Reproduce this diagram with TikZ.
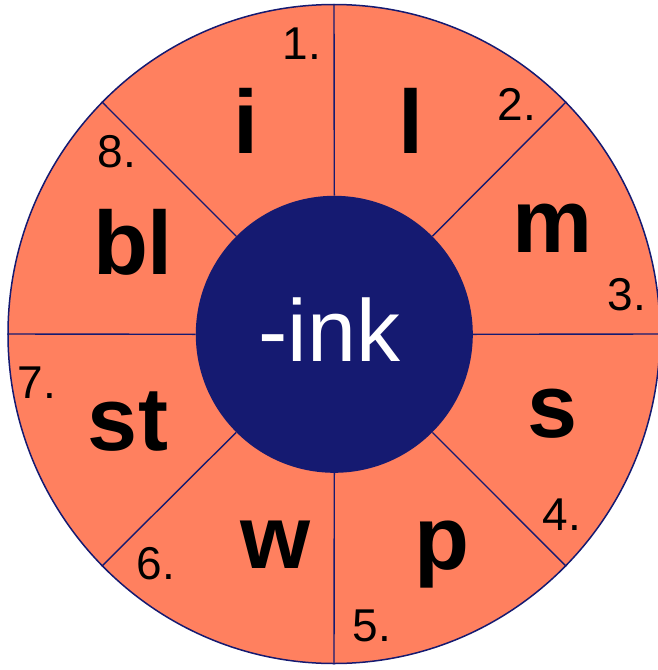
\documentclass[tikz,border=0pt]{standalone}
\usepackage{fontspec}
\setmainfont{Liberation Sans}
\usetikzlibrary{shapes.geometric}
\definecolor{salmon}{HTML}{FF805F}
\definecolor{navy}{HTML}{151A71}
\begin{document}
\begin{tikzpicture}[x=1pt,y=-1pt,
  spoke/.style={draw=navy,line width=1.4pt},
  num/.style={anchor=base,inner sep=0pt,font=\fontsize{46}{46}\selectfont},
  onset/.style={anchor=base,inner sep=0pt,font=\fontsize{90}{90}\selectfont\bfseries}]
\useasboundingbox (0,0) rectangle (658,670);
\node[ellipse,minimum width=652pt,minimum height=659pt,inner sep=0pt,fill=salmon,draw=navy,line width=1.5pt] (wheel) at (334,334) {};
\node[circle,minimum size=277pt,inner sep=0pt,fill=navy] (hub) at (334.3,334.3) {};
\foreach \a in {0,45,...,315}{
  \draw[spoke] (hub.\a) -- (wheel.\a);
}
\node[anchor=base,inner sep=0pt,text=white,font=\fontsize{88}{88}\selectfont] (rime) at (329.5,361) {-ink};
% numbers
\node[num] (n1) at (302,59) {1.};
\node[num] (n2) at (517,120) {2.};
\node[num] (n3) at (627,310) {3.};
\node[num] (n4) at (562,530) {4.};
\node[num] (n5) at (372,641) {5.};
\node[num] (n6) at (156,579) {6.};
\node[num] (n7) at (37,398) {7.};
\node[num] (n8) at (117,167) {8.};
% onsets
\node[onset] (o1) at (246,153) {i};
\node[onset] (o2) at (411,153) {l};
\node[onset] (o3) at (553,252) {m};
\node[onset] (o4) at (553,437) {s};
\node[onset] (o5) at (442,569) {p};
\node[onset] (o6) at (276,568) {w};
\node[onset] (o7) at (128,450) {st};
\node[onset] (o8) at (133,274) {bl};
\end{tikzpicture}
\end{document}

Short problem: Every line above should be returned word for word, with the pictures left behind.

Result of the exercise:
Reproduce this diagram with TikZ.
\documentclass[tikz,border=0pt]{standalone}
\usepackage{fontspec}
\setmainfont{Liberation Sans}
\usetikzlibrary{shapes.geometric}
\definecolor{salmon}{HTML}{FF805F}
\definecolor{navy}{HTML}{151A71}
\begin{document}
\begin{tikzpicture}[x=1pt,y=-1pt,
  spoke/.style={draw=navy,line width=1.4pt},
  num/.style={anchor=base,inner sep=0pt,font=\fontsize{46}{46}\selectfont},
  onset/.style={anchor=base,inner sep=0pt,font=\fontsize{90}{90}\selectfont\bfseries}]
\useasboundingbox (0,0) rectangle (658,670);
\node[ellipse,minimum width=652pt,minimum height=659pt,inner sep=0pt,fill=salmon,draw=navy,line width=1.5pt] (wheel) at (334,334) {};
\node[circle,minimum size=277pt,inner sep=0pt,fill=navy] (hub) at (334.3,334.3) {};
\foreach \a in {0,45,...,315}{
  \draw[spoke] (hub.\a) -- (wheel.\a);
}
\node[anchor=base,inner sep=0pt,text=white,font=\fontsize{88}{88}\selectfont] (rime) at (329.5,361) {-ink};
% numbers
\node[num] (n1) at (302,59) {1.};
\node[num] (n2) at (517,120) {2.};
\node[num] (n3) at (627,310) {3.};
\node[num] (n4) at (562,530) {4.};
\node[num] (n5) at (372,641) {5.};
\node[num] (n6) at (156,579) {6.};
\node[num] (n7) at (37,398) {7.};
\node[num] (n8) at (117,167) {8.};
% onsets
\node[onset] (o1) at (246,153) {i};
\node[onset] (o2) at (411,153) {l};
\node[onset] (o3) at (553,252) {m};
\node[onset] (o4) at (553,437) {s};
\node[onset] (o5) at (442,569) {p};
\node[onset] (o6) at (276,568) {w};
\node[onset] (o7) at (128,450) {st};
\node[onset] (o8) at (133,274) {bl};
\end{tikzpicture}
\end{document}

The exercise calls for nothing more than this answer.